Naming Conventions

Over the past 20 years, I’ve worked in systems that don’t follow a naming convention and those that do. Those that have a convention are often the result of an ORM or a strong engineering community. When things were named consistently, it aided in the discovery of relationships, data types, and readability.

This also helps when doing database audits to see if there are columns that should be indexed, but aren’t. For example, if a column ends in _id, it is a relationship to another table and will most likely need to be indexed.

I’ll use the following conventions throughout the book.

Underscore separate words

To aid in readability, all database constructs such as tables, columns, nodes, and predicates will have an underscore separating words. For example, customer_addresses, user_id, or first_name.

Singular vs. Plural names

Tables are assumed to contain many tuples, and node types are assumed to have many node instances. Because of this, they’ll all use the plural names.

Specific columns or predicates, however, represent the datum for one particular tuple. Therefore, these will always be singular.

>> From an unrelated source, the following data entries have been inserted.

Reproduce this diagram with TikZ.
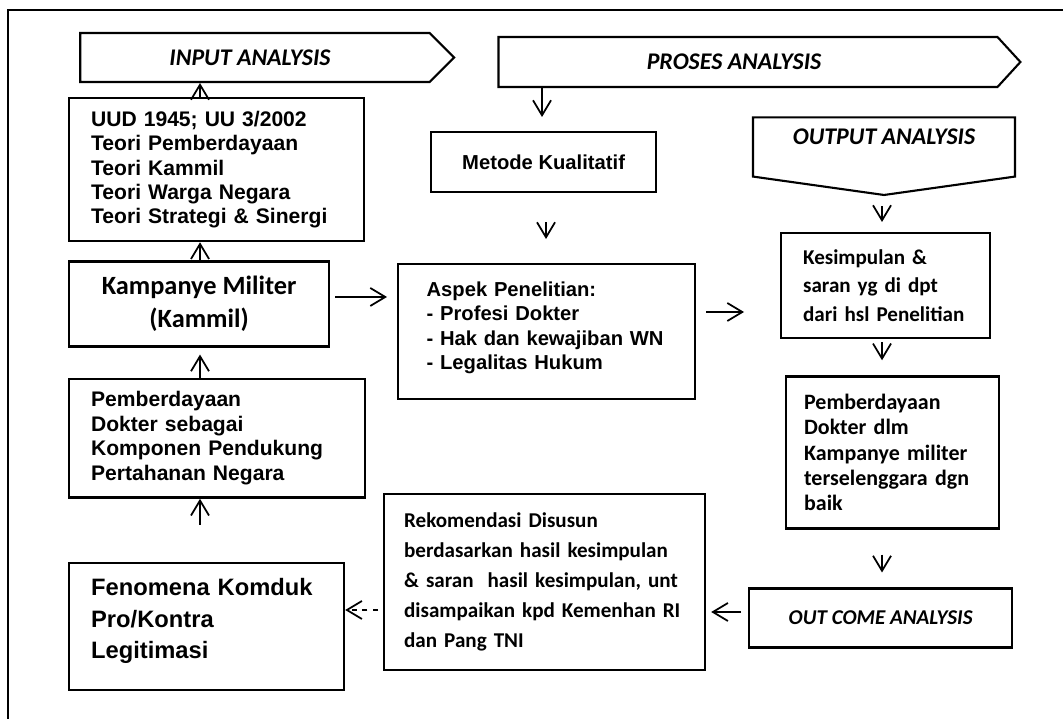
\documentclass[tikz,border=0pt]{standalone}
\usepackage{fontspec}
\setmainfont{Liberation Sans}
\newfontfamily\calibrifont{Carlito}
\usetikzlibrary{positioning,arrows.meta,shapes.symbols}

\begin{document}
\begin{tikzpicture}[x=0.02cm, y=-0.02cm,
    box/.style={draw, rectangle, line width=1.3pt, align=left, inner ysep=0pt},
    arialA/.style={font=\fontsize{12}{13.9}\selectfont\bfseries},
    arialB/.style={font=\fontsize{11.5}{13.9}\selectfont\bfseries},
    arialC/.style={font=\fontsize{13.5}{17.9}\selectfont\bfseries},
    calA/.style={font=\calibrifont\bfseries\fontsize{15}{18.7}\selectfont},
    calB/.style={font=\calibrifont\bfseries\fontsize{12}{16.2}\selectfont},
    calC/.style={font=\calibrifont\bfseries\fontsize{12.5}{14.5}\selectfont},
    calD/.style={font=\calibrifont\bfseries\fontsize{12}{17}\selectfont},
    hdr/.style={draw, signal, line width=1.2pt, inner sep=0pt, font=\calibrifont\bfseries\itshape\fontsize{13.6}{15}\selectfont},
    arr/.style={-{Straight Barb[length=3mm, width=3.6mm]}, line width=1pt},
]
\useasboundingbox (0,0) rectangle (1063,719);
\clip (0,0) rectangle (1063,719);

% Frame
\draw[line width=1pt] (8,10) rectangle (1120,780);

% Headers
\node[hdr, signal to=east, signal pointer angle=90, minimum width=7.48cm, minimum height=0.98cm] (input) at (255,57.5) {\hspace*{-0.2cm}INPUT ANALYSIS};
\node[hdr, signal to=east, signal pointer angle=95, minimum width=10.44cm, minimum height=1cm] (proses) at (748,62) {\hspace*{-0.56cm}PROSES ANALYSIS};
\node[hdr, signal to=south, signal pointer angle=164, minimum width=5.24cm, minimum height=1.44cm, text depth=0.42cm] (output) at (884,147) {OUTPUT ANALYSIS};

% Left column
\node[box, arialA, anchor=north west, minimum width=5.9cm, minimum height=2.86cm, text width=5.02cm, inner xsep=0.44cm] (uud) at (68,97)
    {UUD 1945; UU 3/2002\\Teori Pemberdayaan\\Teori Kammil\\Teori Warga Negara\\Teori Strategi \& Sinergi};
\node[box, calA, below=0.36cm of uud.south west, anchor=north west, minimum width=5.2cm, minimum height=1.7cm, align=center] (kamp)
    {Kampanye Militer\\(Kammil)};
\node[box, arialA, below=0.6cm of kamp.south west, anchor=north west, minimum width=5.92cm, minimum height=2.38cm, text width=5.04cm, inner xsep=0.44cm] (pemb)
    {Pemberdayaan\\Dokter sebagai\\Komponen Pendukung\\Pertahanan Negara};
\node[box, arialC, below=1.26cm of pemb.south west, anchor=north west, minimum width=5.5cm, minimum height=2.54cm, text width=4.62cm, inner xsep=0.44cm] (fen)
    {Fenomena Komduk\\Pro/Kontra\\Legitimasi\\[-0.5\baselineskip]\mbox{}};

% Middle column
\node[box, arialB, anchor=north west, minimum width=4.5cm, minimum height=1.2cm, align=center] (metode) at (430,131) {Metode Kualitatif};
\node[box, arialB, anchor=north west, minimum width=5.94cm, minimum height=2.7cm, text width=4.8cm, inner xsep=0.57cm] (asp) at (397,263)
    {Aspek Penelitian:\\- Profesi Dokter\\- Hak dan kewajiban WN\\- Legalitas Hukum\\[-0.5\baselineskip]\mbox{}};
\node[box, calD, anchor=north west, minimum width=6.42cm, minimum height=3.52cm, text width=5.62cm, inner xsep=0.4cm] (rek) at (383,493)
    {Rekomendasi Disusun\\berdasarkan hasil kesimpulan\\\& saran\ \ hasil kesimpulan, unt\\disampaikan kpd Kemenhan RI\\dan Pang TNI};

% Right column
\node[box, calB, anchor=north west, minimum width=4.18cm, minimum height=2.1cm, text width=3.3cm, inner xsep=0.44cm] (kes) at (780,232)
    {Kesimpulan \&\\saran yg di dpt\\dari hsl Penelitian};
\node[box, calC, below=0.72cm of kes.south west, xshift=0.1cm, anchor=north west, minimum width=4.26cm, minimum height=3.04cm, text width=3.54cm, inner xsep=0.36cm] (pemb2)
    {Pemberdayaan\\Dokter dlm\\Kampanye militer\\terselenggara dgn\\baik};
\node[box, below=1.16cm of pemb2.south west, xshift=-0.74cm, anchor=north west, minimum width=5.26cm, minimum height=1.18cm, align=center,
    font=\calibrifont\bfseries\itshape\fontsize{12}{14}\selectfont] (outcome) {OUT COME ANALYSIS};

% Arrows
\draw[arr] (uud.north -| 200,0) -- (input.south -| 200,0);
\draw[arr] (kamp.north -| 200,0) -- (uud.south -| 200,0);
\draw[arr, shorten >=0.14cm] (pemb.north -| 200,0) -- (kamp.south -| 200,0);
\draw[arr, shorten <=0.74cm] (fen.north -| 200,0) -- (pemb.south -| 200,0);
\draw[arr, shorten <=0.1cm, shorten >=0.2cm] (kamp.east |- 0,297) -- (asp.west |- 0,297);
\draw[arr, shorten >=0.28cm] (proses.south -| 542,0) -- (metode.north -| 542,0);
\draw[arr, shorten <=0.58cm, shorten >=0.48cm] (metode.south -| 546,0) -- (asp.north -| 546,0);
\draw[arr, shorten <=0.2cm, shorten >=0.72cm] (asp.east |- 0,312) -- (kes.west |- 0,312);
\draw[arr, shorten <=0.2cm, shorten >=0.2cm] (output.south -| 882,0) -- (kes.north -| 882,0);
\draw[arr, shorten <=0.06cm, shorten >=0.3cm] (kes.south -| 882,0) -- (pemb2.north -| 882,0);
\draw[arr, shorten <=0.5cm, shorten >=0.3cm] (pemb2.south -| 882,0) -- (outcome.north -| 882,0);
\draw[arr, shorten <=0.14cm, shorten >=0.1cm] (outcome.west |- 0,612) -- (rek.east |- 0,612);
\draw[arr, dashed, shorten <=0.1cm] (rek.west |- 0,610) -- (fen.east |- 0,610);
\end{tikzpicture}
\end{document}
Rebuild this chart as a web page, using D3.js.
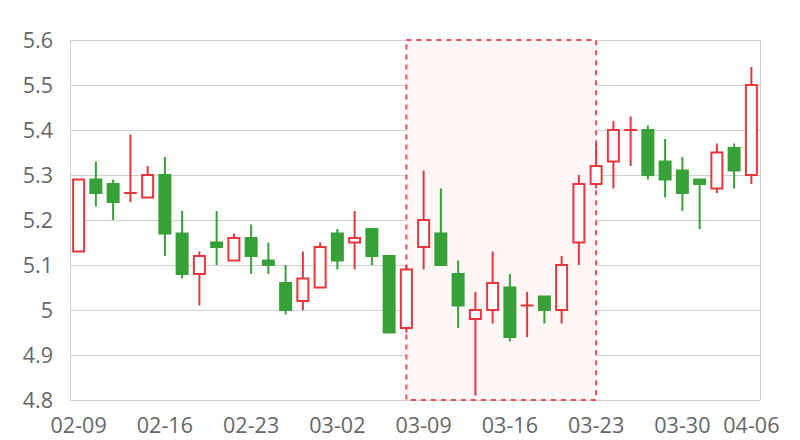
<!DOCTYPE html>
<html><head><meta charset="utf-8">
<script src="https://cdn.jsdelivr.net/npm/d3@7/dist/d3.min.js"></script>
<style>body{margin:0;background:#fff}svg{display:block}</style>
</head><body><svg id="c" width="800" height="440"></svg>
<script>
const dates = ["02-09","02-10","02-11","02-12","02-13","02-16","02-17","02-18","02-19","02-20",
"02-23","02-24","02-25","02-26","02-27","03-02","03-03","03-04","03-05","03-06",
"03-09","03-10","03-11","03-12","03-13","03-16","03-17","03-18","03-19","03-20",
"03-23","03-24","03-25","03-26","03-27","03-30","03-31","04-01","04-02","04-06"];
const open  = [5.13,5.29,5.28,5.26,5.25,5.30,5.17,5.08,5.15,5.11,5.16,5.11,5.06,5.02,5.05,5.17,5.15,5.18,5.12,4.96,
5.14,5.17,5.08,4.98,5.00,5.05,5.01,5.03,5.00,5.15,5.28,5.33,5.40,5.40,5.33,5.31,5.29,5.27,5.36,5.30];
const close = [5.29,5.26,5.24,5.26,5.30,5.17,5.08,5.12,5.14,5.16,5.12,5.10,5.00,5.07,5.14,5.11,5.16,5.12,4.95,5.09,
5.20,5.10,5.01,5.00,5.06,4.94,5.01,5.00,5.10,5.28,5.32,5.40,5.40,5.30,5.29,5.26,5.28,5.35,5.31,5.50];
const high  = [5.29,5.33,5.29,5.39,5.32,5.34,5.22,5.13,5.22,5.17,5.19,5.15,5.10,5.13,5.15,5.18,5.22,5.18,5.12,5.10,
5.31,5.27,5.11,5.04,5.13,5.08,5.04,5.03,5.12,5.30,5.37,5.42,5.43,5.41,5.38,5.34,5.29,5.37,5.37,5.54];
const low   = [5.13,5.23,5.20,5.24,5.25,5.12,5.07,5.01,5.10,5.11,5.08,5.08,4.99,5.00,5.05,5.09,5.09,5.10,4.95,4.95,
5.09,5.10,4.96,4.81,4.97,4.93,4.94,4.97,4.97,5.10,5.27,5.27,5.32,5.29,5.25,5.22,5.18,5.26,5.27,5.28];
const yTicks = [4.8,4.9,5,5.1,5.2,5.3,5.4,5.5,5.6];
const xTickLabels = ["02-09","02-16","02-23","03-02","03-09","03-16","03-23","03-30","04-06"];
const markRange = ["03-06","03-23"];

const RED = "#e8363e", GREEN = "#37a038", TXT = "#666666", GRID = "#d0d0d0";
const FONT = "21.5px 'Open Sans', sans-serif";
const svg = d3.select("#c");
const L = 70, R = 760, T = 40, B = 400;
const x = d3.scaleBand().domain(dates).range([L, R]).paddingInner(0).paddingOuter(0);
const y = d3.scaleLinear().domain([4.8, 5.6]).range([B, T]);
const cx = d => x(d) + x.bandwidth() / 2;
const bw = 11;

// grid
svg.append("g").selectAll("line").data(yTicks).join("line")
  .attr("x1", L).attr("x2", R).attr("y1", d => y(d)).attr("y2", d => y(d))
  .attr("stroke", GRID).attr("stroke-width", 1).attr("shape-rendering", "crispEdges");
[L, R].forEach(xx => svg.append("line").attr("x1", xx).attr("x2", xx).attr("y1", T).attr("y2", B)
  .attr("stroke", GRID).attr("shape-rendering", "crispEdges"));

// y labels
svg.append("g").selectAll("text").data(yTicks).join("text")
  .attr("x", 53).attr("y", d => y(d) + 8)
  .attr("text-anchor", "end").attr("fill", TXT)
  .style("font", FONT)
  .text(d => d3.format("")(d));

// x labels
svg.append("g").selectAll("text").data(xTickLabels).join("text")
  .attr("x", d => cx(d)).attr("y", 433)
  .attr("text-anchor", "middle").attr("fill", TXT)
  .style("font", FONT)
  .text(d => d);

// mark area
const mx0 = cx(markRange[0]), mx1 = cx(markRange[1]);
svg.append("rect").attr("x", mx0).attr("y", T).attr("width", mx1 - mx0).attr("height", B - T)
  .attr("fill", "#fff6f6").attr("stroke", "#ef4f57").attr("stroke-width", 2)
  .attr("stroke-dasharray", "5,5");

// candles
const idx = d3.range(dates.length);
const g = svg.append("g");
idx.forEach(i => {
  const up = close[i] >= open[i];
  const c = cx(dates[i]);
  const top = y(Math.max(open[i], close[i])), bot = y(Math.min(open[i], close[i]));
  const col = up ? RED : GREEN;
  if (high[i] > Math.max(open[i], close[i]))
    g.append("line").attr("x1", c).attr("x2", c).attr("y1", y(high[i])).attr("y2", top)
      .attr("stroke", col).attr("stroke-width", 2);
  if (low[i] < Math.min(open[i], close[i]))
    g.append("line").attr("x1", c).attr("x2", c).attr("y1", bot).attr("y2", y(low[i]))
      .attr("stroke", col).attr("stroke-width", 2);
  if (bot - top < 1) {
    g.append("line").attr("x1", c - bw / 2 - 1).attr("x2", c + bw / 2 + 1).attr("y1", top).attr("y2", top)
      .attr("stroke", col).attr("stroke-width", 2);
  } else if (up) {
    g.append("rect").attr("x", c - bw / 2).attr("y", top).attr("width", bw).attr("height", bot - top)
      .attr("fill", "#fff").attr("stroke", col).attr("stroke-width", 2);
  } else {
    g.append("rect").attr("x", c - bw / 2 - 1).attr("y", top - 1).attr("width", bw + 2).attr("height", bot - top + 2)
      .attr("fill", col);
  }
});
</script></body></html>
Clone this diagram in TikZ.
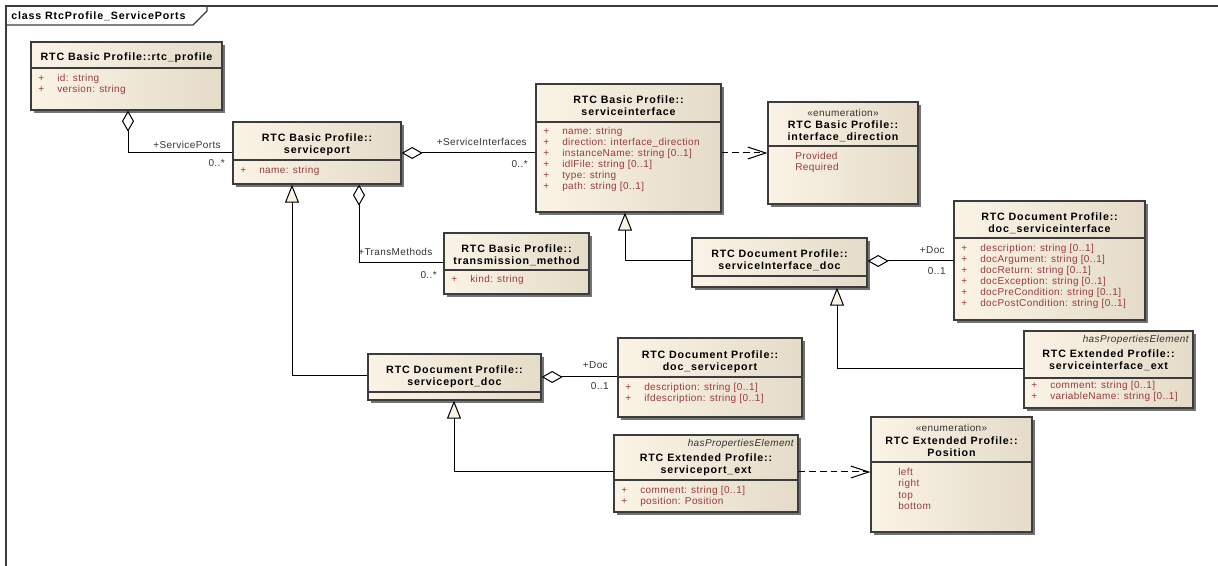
\documentclass[tikz,border=0pt]{standalone}
\usepackage{fontspec}
\setmainfont{Liberation Sans}
\newfontfamily\ttlfont{Liberation Sans}[LetterSpace=8]
\newfontfamily\txtfont{Liberation Sans}[LetterSpace=4]
\usetikzlibrary{arrows.meta,shadows}
\definecolor{boxleft}{HTML}{FBF4E6}
\definecolor{boxright}{HTML}{E4DBC8}
\definecolor{attrred}{HTML}{9C3A3A}
\definecolor{rolegray}{HTML}{333333}
\definecolor{edge}{HTML}{3C3C3C}
\newcommand{\plusattr}[1]{\makebox[14.25pt][l]{+}#1}

\begin{document}
\begin{tikzpicture}
   [
      x=0.75pt, y=-0.75pt,
      cls/.style 2 args={rectangle, draw=edge, line width=1pt, inner sep=0pt,
      minimum width=#1*0.75pt, minimum height=#2*0.75pt,
      left color=boxleft, right color=boxright,
      drop shadow={shadow xshift=2.25pt, shadow yshift=-2.25pt, fill=black!55, opacity=1}},
      ttl/.style={anchor=base, align=center, inner sep=0pt, font=\ttlfont\bfseries\fontsize{8}{9}\selectfont},
      attrs/.style={anchor=base west, align=left, inner sep=0pt, text=attrred,
      font=\txtfont\fontsize{7.5}{8.25}\selectfont},
      stereo/.style={anchor=base, inner sep=0pt, text=rolegray, font=\txtfont\fontsize{7.5}{8}\selectfont},
      tag/.style={anchor=base east, inner sep=0pt, text=rolegray, font=\txtfont\itshape\fontsize{7.5}{8}\selectfont},
      role/.style={anchor=base east, inner sep=0pt, text=rolegray, font=\txtfont\fontsize{7.5}{8}\selectfont},
      sepln/.style={draw=edge, line width=1pt},
      conn/.style={draw=black, line width=0.75pt},
      agg/.style={conn, {Diamond[fill=white, length=15.75pt, width=9pt]}-},
      gen/.style={conn, {Triangle[fill=boxleft, length=13.5pt, width=10.5pt]}-},
      dep/.style={conn, dash pattern=on 5pt off 3pt, -{Straight Barb[length=13.5pt, width=9pt]}}
   ]
   \path[fill=white, use as bounding box] (0,0) rectangle (1218,566);

   % frame
   \draw[edge, line width=0.8pt] (6,566) -- (6,6) -- (1218,6);
   \draw[edge, line width=0.8pt] (6,25) -- (193,25) -- (207,11) -- (207,6);
   \node[anchor=west, inner sep=0pt, font=\ttlfont\bfseries\fontsize{8}{8}\selectfont] (frametitle) at (11,16) {class RtcProfile\_ServicePorts};

   % classes (multi-line texts are placed by the baseline of their last line)
   \node[cls={191}{68}] (rtcprofile) at (126.5,76) {};
   \node[ttl] (rtcprofile-t) at (126.5,61) {RTC Basic Profile::rtc\_profile};
   \draw[sepln] (rtcprofile.west |- 0,68) -- (rtcprofile.east |- 0,68);
   \node[attrs] (rtcprofile-a) at (38,93) {\plusattr{id: string}\\\plusattr{version: string}};

   \node[cls={168}{62}] (serviceport) at (317,153) {};
   \node[ttl] (serviceport-t) at (317,154) {RTC Basic Profile::\\serviceport};
   \draw[sepln] (serviceport.west |- 0,160) -- (serviceport.east |- 0,160);
   \node[attrs] (serviceport-a) at (240,174) {\plusattr{name: string}};

   \node[cls={185}{128}] (serviceinterface) at (628.5,148) {};
   \node[ttl] (serviceinterface-t) at (628.5,116) {RTC Basic Profile::\\serviceinterface};
   \draw[sepln] (serviceinterface.west |- 0,122) -- (serviceinterface.east |- 0,122);
   \node[attrs] (serviceinterface-a) at (543,190) {\plusattr{name: string}\\\plusattr{direction: interface\_direction}\\
      \plusattr{instanceName: string [0..1]}\\\plusattr{idlFile: string [0..1]}\\\plusattr{type: string}\\
      \plusattr{path: string [0..1]}};

   \node[cls={150}{102}] (ifdirection) at (843,153) {};
   \node[stereo] (ifdirection-s) at (843,117) {«enumeration»};
   \node[ttl] (ifdirection-t) at (843,141) {RTC Basic Profile::\\interface\_direction};
   \draw[sepln] (ifdirection.west |- 0,146) -- (ifdirection.east |- 0,146);
   \node[attrs] (ifdirection-a) at (795,171) {Provided\\Required};

   \node[cls={145}{61}] (transmethod) at (516.5,263.5) {};
   \node[ttl] (transmethod-t) at (516.5,265) {RTC Basic Profile::\\transmission\_method};
   \draw[sepln] (transmethod.west |- 0,270) -- (transmethod.east |- 0,270);
   \node[attrs] (transmethod-a) at (451,283) {\plusattr{kind: string}};

   \node[cls={175}{49}] (sifacedoc) at (779.5,262.5) {};
   \node[ttl] (sifacedoc-t) at (779.5,270) {RTC Document Profile::\\serviceInterface\_doc};
   \draw[sepln] (sifacedoc.west |- 0,276) -- (sifacedoc.east |- 0,276);

   \node[cls={191}{119}] (docsiface) at (1049.5,260.5) {};
   \node[ttl] (docsiface-t) at (1049.5,233) {RTC Document Profile::\\doc\_serviceinterface};
   \draw[sepln] (docsiface.west |- 0,238) -- (docsiface.east |- 0,238);
   \node[attrs] (docsiface-a) at (961,307) {\plusattr{description: string [0..1]}\\\plusattr{docArgument: string [0..1]}\\
      \plusattr{docReturn: string [0..1]}\\\plusattr{docException: string [0..1]}\\
      \plusattr{docPreCondition: string [0..1]}\\\plusattr{docPostCondition: string [0..1]}};

   \node[cls={173}{46}] (sportdoc) at (454.5,377) {};
   \node[ttl] (sportdoc-t) at (454.5,386) {RTC Document Profile::\\serviceport\_doc};
   \draw[sepln] (sportdoc.west |- 0,392) -- (sportdoc.east |- 0,392);

   \node[cls={184}{79}] (docsport) at (710,377.5) {};
   \node[ttl] (docsport-t) at (710,371) {RTC Document Profile::\\doc\_serviceport};
   \draw[sepln] (docsport.west |- 0,377) -- (docsport.east |- 0,377);
   \node[attrs] (docsport-a) at (625,402) {\plusattr{description: string [0..1]}\\\plusattr{ifdescription: string [0..1]}};

   \node[cls={169}{77}] (sifaceext) at (1108.5,369.5) {};
   \node[tag] (sifaceext-s) at (1189,343) {hasPropertiesElement};
   \node[ttl] (sifaceext-t) at (1108.5,370) {RTC Extended Profile::\\serviceinterface\_ext};
   \draw[sepln] (sifaceext.west |- 0,378) -- (sifaceext.east |- 0,378);
   \node[attrs] (sifaceext-a) at (1031,400) {\plusattr{comment: string [0..1]}\\\plusattr{variableName: string [0..1]}};

   \node[cls={184}{77}] (sportext) at (706,473.5) {};
   \node[tag] (sportext-s) at (794,447) {hasPropertiesElement};
   \node[ttl] (sportext-t) at (706,474) {RTC Extended Profile::\\serviceport\_ext};
   \draw[sepln] (sportext.west |- 0,480) -- (sportext.east |- 0,480);
   \node[attrs] (sportext-a) at (621,504) {\plusattr{comment: string [0..1]}\\\plusattr{position: Position}};

   \node[cls={161}{115}] (position) at (951.5,474.5) {};
   \node[stereo] (position-s) at (951.5,432) {«enumeration»};
   \node[ttl] (position-t) at (951.5,457) {RTC Extended Profile::\\Position};
   \draw[sepln] (position.west |- 0,462) -- (position.east |- 0,462);
   \node[attrs, font=\txtfont\fontsize{7.5}{8.6}\selectfont] (position-a) at (898,509.5) {left\\right\\top\\bottom};

   % connectors
   \draw[agg] (rtcprofile.south -| 128,0) |- (serviceport.west |- 0,153);
   \draw[agg] (serviceport.east |- 0,153) -- (serviceinterface.west |- 0,153);
   \draw[agg] (serviceport.south -| 359,0) |- (transmethod.west |- 0,263);
   \draw[dep] (serviceinterface.east |- 0,153) -- (ifdirection.west |- 0,153);
   \draw[gen] (serviceinterface.south -| 625,0) |- (sifacedoc.west |- 0,261);
   \draw[agg] (sifacedoc.east |- 0,261) -- (docsiface.west |- 0,261);
   \draw[gen] (sifacedoc.south -| 837,0) |- (sifaceext.west |- 0,369);
   \draw[gen] (serviceport.south -| 292,0) |- (sportdoc.west |- 0,376);
   \draw[agg] (sportdoc.east |- 0,377) -- (docsport.west |- 0,377);
   \draw[gen] (sportdoc.south -| 454,0) |- (sportext.west |- 0,472);
   \draw[dep] (sportext.east |- 0,472) -- (position.west |- 0,472);

   % role names and multiplicities
   \node[role] (sp-role) at (221,149) {+ServicePorts};
   \node[role] (sp-mult) at (225,167) {0..*};
   \node[role] (si-role) at (527,146) {+ServiceInterfaces};
   \node[role] (si-mult) at (528,168) {0..*};
   \node[role, anchor=base west] (tm-role) at (358,256) {+TransMethods};
   \node[role] (tm-mult) at (437,279) {0..*};
   \node[role] (dsi-role) at (945,254) {+Doc};
   \node[role] (dsi-mult) at (946,275) {0..1};
   \node[role] (dsp-role) at (608,369) {+Doc};
   \node[role] (dsp-mult) at (609,390) {0..1};
\end{tikzpicture}
\end{document}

For example, a table might be named customers, with the columns first_name, last_name, is_active, inserted_at, updated_at.

Relationships

An integer primary key will always be labeled id, while an integer foreign key will use the singular version of the table followed by _id. For example, if a table named users has a one-to-many relationship with a table called addresses, the addresses table will contain a column named user_id.

If the relationship is using a universal id, such as with the data type UUID, the suffix is _uid. These can be integers, UUIDs, character fields, etc. It just has to be universally unique.